During the last year, most of us have been told that the most helpful thing we can do is stay home and out of the way, protecting others by doing as little as possible. For some, that rare respite has offered the chance to reflect on what is important and to reimagine what is possible. That has been the case for Andrew Marlin and Emily Frantz, the couple known for more than a decade now as Mandolin Orange. In 2020, they raised their toddler. They recorded their most audacious album yet. And they decided it was finally time to change their name—to Watchhouse, an identity that reflects their true intentions.   

"Mandolin Orange was born out of my 21-year-old mind.
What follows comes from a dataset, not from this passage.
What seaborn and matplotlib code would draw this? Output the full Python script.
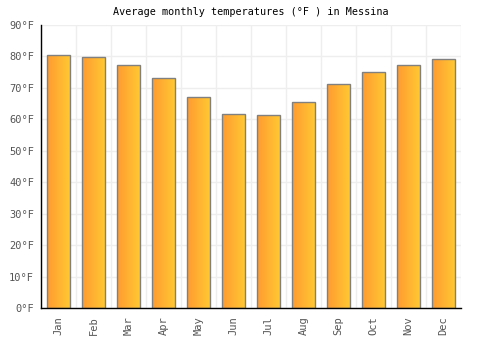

The name isn’t what I strive for when I write, because it doesn’t match what I picture when I invite people into my songs, new or old,” admits Marlin. “We have long been burdened by the dichotomy between our band name and the music we strive to create—if you’ve heard the songs, you know they are personal. Now that we can see a future where music is a shared experience again, we're defining the space we share.” 

During Marlin’s difficult teenage years, a family of friends would take him on biannual trips to a tiny Chesapeake Bay hunting cabin, suspended by stilts above a tidal island and accessible only by boat. He would sit there, sans electricity and electronic devices, reveling in an admixture of silence and communion—thinking, looking, being. That was The Watch House, and that is the space Marlin, Frantz, and their sterling ensemble now aim to shape in Watchhouse. The last year afforded Marlin and Frantz a chance to reset and restart. Watchhouse is their vital first step.

 “We’re different people than when we started this band,” says Marlin. “We’re setting new intentions, taking control of this thing again.” 

With this step, Watchhouse are also presenting the song and video “Better Way,” a gently rapturous song about what we lose staring only at screens and what we gain through simple human interaction. With its compulsory hook suspended inside a beautifully spectral arrangement, all leading to an extended improvisational dénouement, it is unlike anything Marlin and Frantz have ever made, a fitting introduction to the new world of Watchhouse.